As 2025 drew to a close, Horizons Foundation hosted the organization’s 22nd annual State of the Movement event virtually on Thursday, December 4, offering a candid yet forward-looking assessment of LGBTQ political realities. Horizons President Roger Doughty moderated the 90-minute discussion and Q&A with four powerhouse national LGBTQ leaders: Shelby Chestnut, Executive Director of the Transgender Law Center; Kevin Jennings, CEO of Lambda Legal; Kierra Johnson, President of the National LGBTQ Task Force; and former San Francisco Bay Times columnist and NCLR leader Kate Kendell, who is now the CEO of The Gill Foundation. The mood was sober but not defeatist.
Doughty’s introduction set an emotional register, describing a “fraught moment” marked by budget cuts, hostile federal actions, and escalating legal threats to the broader LGBTQ community. “We’re seeing the weaponization of every part of the federal government,” Doughty said. “I personally used to avoid the use of the word ‘weaponization’ because I always thought that it sounded often overstated. Now it is not overstated.” Yet, he continued, the LGBTQ movement has endured existential crises before and prevailed through persistence, creativity, and collective courage. This dual message—grave danger paired with historical resolve—ran through the entire conversation.
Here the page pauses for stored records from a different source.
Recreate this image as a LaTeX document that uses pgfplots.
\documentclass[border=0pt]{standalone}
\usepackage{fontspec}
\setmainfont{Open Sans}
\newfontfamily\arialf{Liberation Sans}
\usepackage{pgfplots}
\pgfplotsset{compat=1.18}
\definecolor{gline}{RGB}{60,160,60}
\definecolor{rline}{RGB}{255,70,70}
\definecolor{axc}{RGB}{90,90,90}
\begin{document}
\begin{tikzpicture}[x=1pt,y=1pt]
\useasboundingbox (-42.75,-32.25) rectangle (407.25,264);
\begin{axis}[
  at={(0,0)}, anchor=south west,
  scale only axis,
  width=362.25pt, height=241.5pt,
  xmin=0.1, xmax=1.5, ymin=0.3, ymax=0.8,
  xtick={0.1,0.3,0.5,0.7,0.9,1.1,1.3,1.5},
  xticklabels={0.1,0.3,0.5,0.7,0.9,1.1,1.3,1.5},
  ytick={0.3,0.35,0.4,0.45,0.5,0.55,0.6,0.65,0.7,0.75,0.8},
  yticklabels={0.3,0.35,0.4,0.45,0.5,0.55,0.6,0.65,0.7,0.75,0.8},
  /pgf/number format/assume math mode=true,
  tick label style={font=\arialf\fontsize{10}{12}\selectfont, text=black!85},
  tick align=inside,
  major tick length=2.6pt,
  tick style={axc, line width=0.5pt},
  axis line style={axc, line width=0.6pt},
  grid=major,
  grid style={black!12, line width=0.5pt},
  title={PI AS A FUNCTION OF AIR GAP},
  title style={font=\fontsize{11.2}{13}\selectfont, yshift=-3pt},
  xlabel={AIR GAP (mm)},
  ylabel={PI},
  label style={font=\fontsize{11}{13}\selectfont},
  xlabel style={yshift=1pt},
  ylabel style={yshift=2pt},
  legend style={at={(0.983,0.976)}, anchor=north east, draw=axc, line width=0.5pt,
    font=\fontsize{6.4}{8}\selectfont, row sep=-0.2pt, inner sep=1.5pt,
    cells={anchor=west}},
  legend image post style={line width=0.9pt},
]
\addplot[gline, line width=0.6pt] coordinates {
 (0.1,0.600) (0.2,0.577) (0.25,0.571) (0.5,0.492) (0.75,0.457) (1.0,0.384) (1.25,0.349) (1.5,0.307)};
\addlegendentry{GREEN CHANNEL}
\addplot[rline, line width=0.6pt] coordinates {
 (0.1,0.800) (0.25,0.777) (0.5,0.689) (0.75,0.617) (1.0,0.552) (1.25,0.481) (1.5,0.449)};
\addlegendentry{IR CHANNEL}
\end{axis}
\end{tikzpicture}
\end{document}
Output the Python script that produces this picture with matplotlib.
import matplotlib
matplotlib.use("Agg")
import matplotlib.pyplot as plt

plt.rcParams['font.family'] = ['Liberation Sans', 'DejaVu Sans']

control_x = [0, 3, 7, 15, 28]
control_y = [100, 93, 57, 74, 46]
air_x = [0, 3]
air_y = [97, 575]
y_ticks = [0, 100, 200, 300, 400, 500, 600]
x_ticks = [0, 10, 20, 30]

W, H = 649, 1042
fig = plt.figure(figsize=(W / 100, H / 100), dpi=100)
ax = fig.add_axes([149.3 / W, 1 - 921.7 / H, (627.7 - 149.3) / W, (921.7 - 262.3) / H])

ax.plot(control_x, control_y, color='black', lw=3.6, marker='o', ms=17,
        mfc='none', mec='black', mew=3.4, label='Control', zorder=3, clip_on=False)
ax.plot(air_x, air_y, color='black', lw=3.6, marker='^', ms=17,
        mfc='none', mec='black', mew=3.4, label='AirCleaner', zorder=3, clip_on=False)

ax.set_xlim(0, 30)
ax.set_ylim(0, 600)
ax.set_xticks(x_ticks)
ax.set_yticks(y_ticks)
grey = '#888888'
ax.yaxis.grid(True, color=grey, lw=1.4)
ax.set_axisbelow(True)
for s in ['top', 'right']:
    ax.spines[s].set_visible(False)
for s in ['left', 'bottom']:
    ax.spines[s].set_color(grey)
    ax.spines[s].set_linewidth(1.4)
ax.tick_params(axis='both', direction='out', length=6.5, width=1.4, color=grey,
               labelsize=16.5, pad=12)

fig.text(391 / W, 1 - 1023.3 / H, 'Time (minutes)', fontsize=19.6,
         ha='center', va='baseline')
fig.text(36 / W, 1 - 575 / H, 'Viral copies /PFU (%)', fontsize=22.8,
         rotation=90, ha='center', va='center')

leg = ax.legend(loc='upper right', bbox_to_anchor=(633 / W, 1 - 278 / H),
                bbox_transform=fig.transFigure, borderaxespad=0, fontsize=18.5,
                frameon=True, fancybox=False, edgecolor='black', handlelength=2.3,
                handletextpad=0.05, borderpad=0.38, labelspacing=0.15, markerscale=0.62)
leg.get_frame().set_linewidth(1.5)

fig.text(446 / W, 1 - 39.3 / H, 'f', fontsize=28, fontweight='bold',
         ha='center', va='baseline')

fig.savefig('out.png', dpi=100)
A prompt asking panelists to summarize the state of the LGBTQ movement in three words provided a compact map of contemporary sentiment. The Gill Foundation’s Kendell characterized the movement’s trajectory as “forward but murky.” She conveyed confidence that progress will continue, but warned that the path is obscured by volatility and noted that the speed and scale of recent changes require many of us to relearn the landscape—a testament to the crisis-driven transformation now underway.
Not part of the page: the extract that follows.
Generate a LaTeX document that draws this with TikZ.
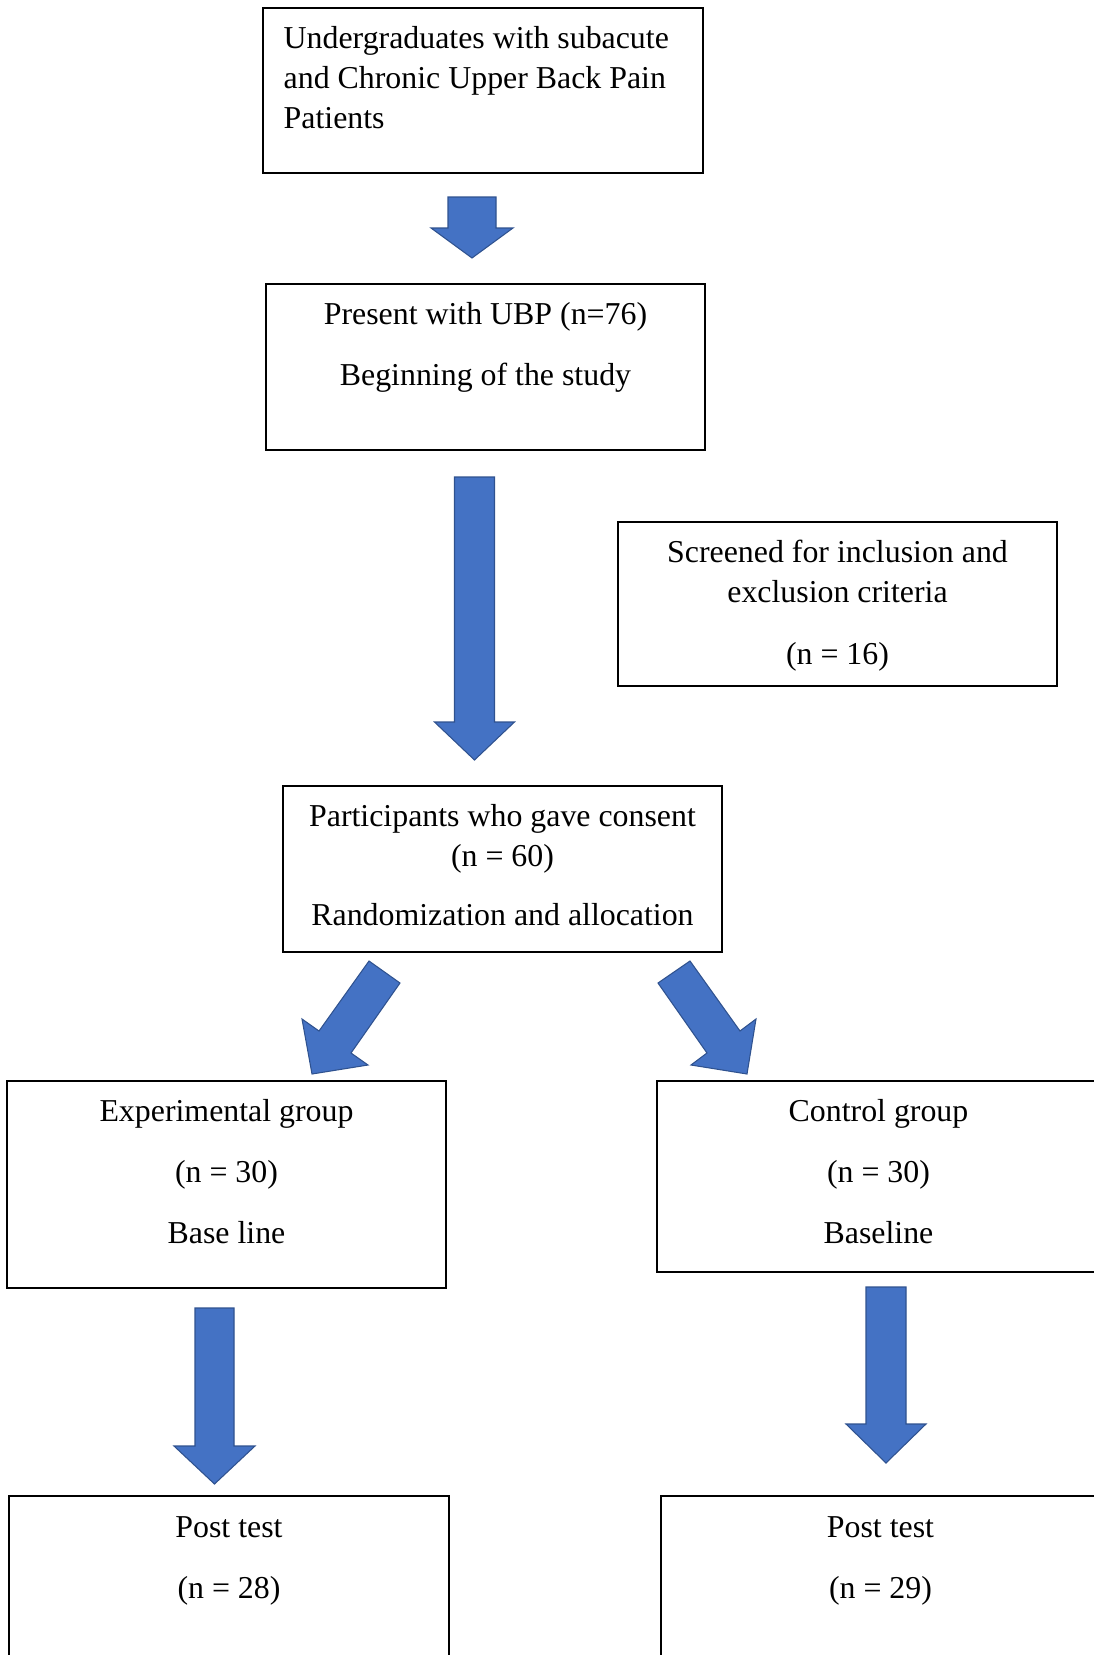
\documentclass[tikz,border=0pt]{standalone}
\usepackage{fontspec}
\setmainfont{Liberation Serif}
\usepackage{tikz}
\usetikzlibrary{positioning,fit}
\definecolor{arrowblue}{HTML}{4472C4}
\definecolor{arrowedge}{HTML}{2F528F}
\newcommand{\blkdown}[6]{%
  \draw[blk] ({#1-#5},#2) -- ({#1+#5},#2) -- ({#1+#5},#3) -- ({#1+#6},#3)
    -- (#1,#4) -- ({#1-#6},#3) -- ({#1-#5},#3) -- cycle;}
\tikzset{
  box/.style={draw,line width=0.6pt,inner sep=0pt},
  txt/.style={inner sep=0pt,align=center,font=\fontsize{12}{14.9}\selectfont},
  blk/.style={fill=arrowblue,draw=arrowedge,line width=0.4pt,line join=miter},
}
\begin{document}
\begin{tikzpicture}[x=0.3766pt,y=-0.3766pt]
  \useasboundingbox (0,0) rectangle (1094,1655);
  \node[box,fit={(263,8) (703,173)}] (start) {};
  \node[box,fit={(266,284) (705,450)}] (ubp) {};
  \node[box,fit={(618,522) (1057,686)}] (screen) {};
  \node[box,fit={(283,786) (722,952)}] (consent) {};
  \node[box,fit={(7,1081) (446,1288)}] (expg) {};
  \node[box,fit={(657,1081) (1100,1272)}] (ctrlg) {};
  \node[box,fit={(9,1496) (449,1662)}] (postexp) {};
  \node[box,fit={(661,1496) (1100,1662)}] (postctrl) {};
  \node[txt,align=left,below right=7.2pt and 7.9pt of start.north west] (tstart)
    {Undergraduates with subacute\\and Chronic Upper Back Pain\\Patients};
  \node[txt,below=6.9pt of ubp.north] (tubp)
    {Present with UBP (n=76)\\[8.3pt]Beginning of the study};
  \node[txt,below=6.9pt of screen.north] (tscreen)
    {Screened for inclusion and\\exclusion criteria\\[8.6pt](n = 16)};
  \node[txt,below=7.2pt of consent.north] (tconsent)
    {Participants who gave consent\\(n = 60)\\[7.3pt]Randomization and allocation};
  \node[txt,below=6.9pt of expg.north] (texpg)
    {Experimental group\\[8.3pt](n = 30)\\[7.8pt]Base line};
  \node[txt,below=6.9pt of ctrlg.north] (tctrlg)
    {Control group\\[8.3pt](n = 30)\\[7.8pt]Baseline};
  \node[txt,below=7.8pt of postexp.north] (tpostexp)
    {Post test\\[8.3pt](n = 28)};
  \node[txt,below=7.8pt of postctrl.north] (tpostctrl)
    {Post test\\[8.3pt](n = 29)};
  \blkdown{472}{197}{228}{258}{24}{41}
  \blkdown{474.5}{477}{722}{760}{20}{40}
  \blkdown{214.5}{1308}{1446}{1484}{19.5}{40.5}
  \blkdown{886}{1287}{1424}{1463}{20}{40}
  \draw[blk] (369,961) -- (400,983) -- (351,1053) -- (368,1065) -- (312,1074)
    -- (302,1019) -- (319,1031) -- cycle;
  \draw[blk] (690,961) -- (658,983) -- (707,1053) -- (691,1065) -- (747,1074)
    -- (756,1019) -- (740,1031) -- cycle;
\end{tikzpicture}
\end{document}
Transgender Law Center’s Chestnut offered a more agency-centered perspective with the phrase “building trans power.” They pointed to explosive growth in youth organizing—exemplified by a spike in GSA (Gay Straight Alliance) clubs—as evidence that anti-trans attacks are catalyzing new forms of leadership rather than suppressing them. Their framing subtly repositioned the movement from defensive response to hopeful expansion.
The National LGBTQ Task Force’s Johnson deepened this point with the notion of a “leaderful” movement. Rejecting hierarchical models, she described a distributed ecosystem in which queer and trans people are central, not only within LGBTQ organizations but also across progressive movements. Her assertion that “no one was prepared” for the current onslaught reframed disorientation as a shared condition. The task, she argued, is not retrospective blame but rapid, collective preparation.
Lambda Legal’s Jennings injected a sharper, confrontational note with his summary—“kicking their ass.” His remarks emphasized litigation as an active battlefield and highlighted the fragility of legal protections under a far-right Supreme Court. Yet he underscored the symbolic power of even narrow wins, such as having a trans attorney argue recently before the court for the first time in history. His overarching theme was strategic realism: victory is difficult but possible, and each legal effort builds long-term capacity.
Shifting from diagnosis to strategy, Johnson critiqued the way “intersectionality” has often functioned as jargon. She saw a turn toward genuine intersectional practice: collaboration across labor, immigration, democracy protection, education, and care movements. Kendell offered a historical perspective, comparing today’s crisis to the AIDS epidemic and describing how activists, facing government mockery, built lifesaving infrastructure from the ground up. Movements have survived worse, she said, and carry “muscle memory” from past struggles. The message: draw strength from history, show up fully, and be able to answer, “What did you do?” when future generations ask.
Chestnut extended this analysis by describing the post-marriage-equality vacuum in which the trans community became the primary target before the movement had recalibrated. Their focus on material survival—housing, food, healthcare—signaled a shift from rights-based advocacy to broad community well-being. They added that recent progressive electoral wins show that campaigns can still succeed with pro-trans, pro-worker, and anti-poverty platforms, arguing that economic concerns drive voter behavior more than ideology. Progressives must therefore highlight economic issues and counter narratives that portray LGBTQ rights as zero-sum.
Jennings’ historical and financial analysis reinforced the need for generational planning. Citing decades-long conservative strategies and a Supreme Court likely to remain hostile for another generation, he stressed that the LGBTQ movement must rely on itself through sustained grassroots funding and legacy giving. “Let’s be really honest,” he said. “Corporations are fair-weather friends. Mainstream philanthropy? Excuse my language, [they] could give a s–t about LGBT causes. The reality is that less than 1% of foundation giving in this country goes to LGBT causes, and most of it comes from LGBT funders like the Gill Foundation and Horizons Foundation. So, the only people who are gonna save us are ourselves.”
Taken together, the discussion portrayed a movement under immense pressure yet undergoing profound strategic evolution—increasingly intersectional, materially grounded, historically informed, and oriented toward long-term power-building.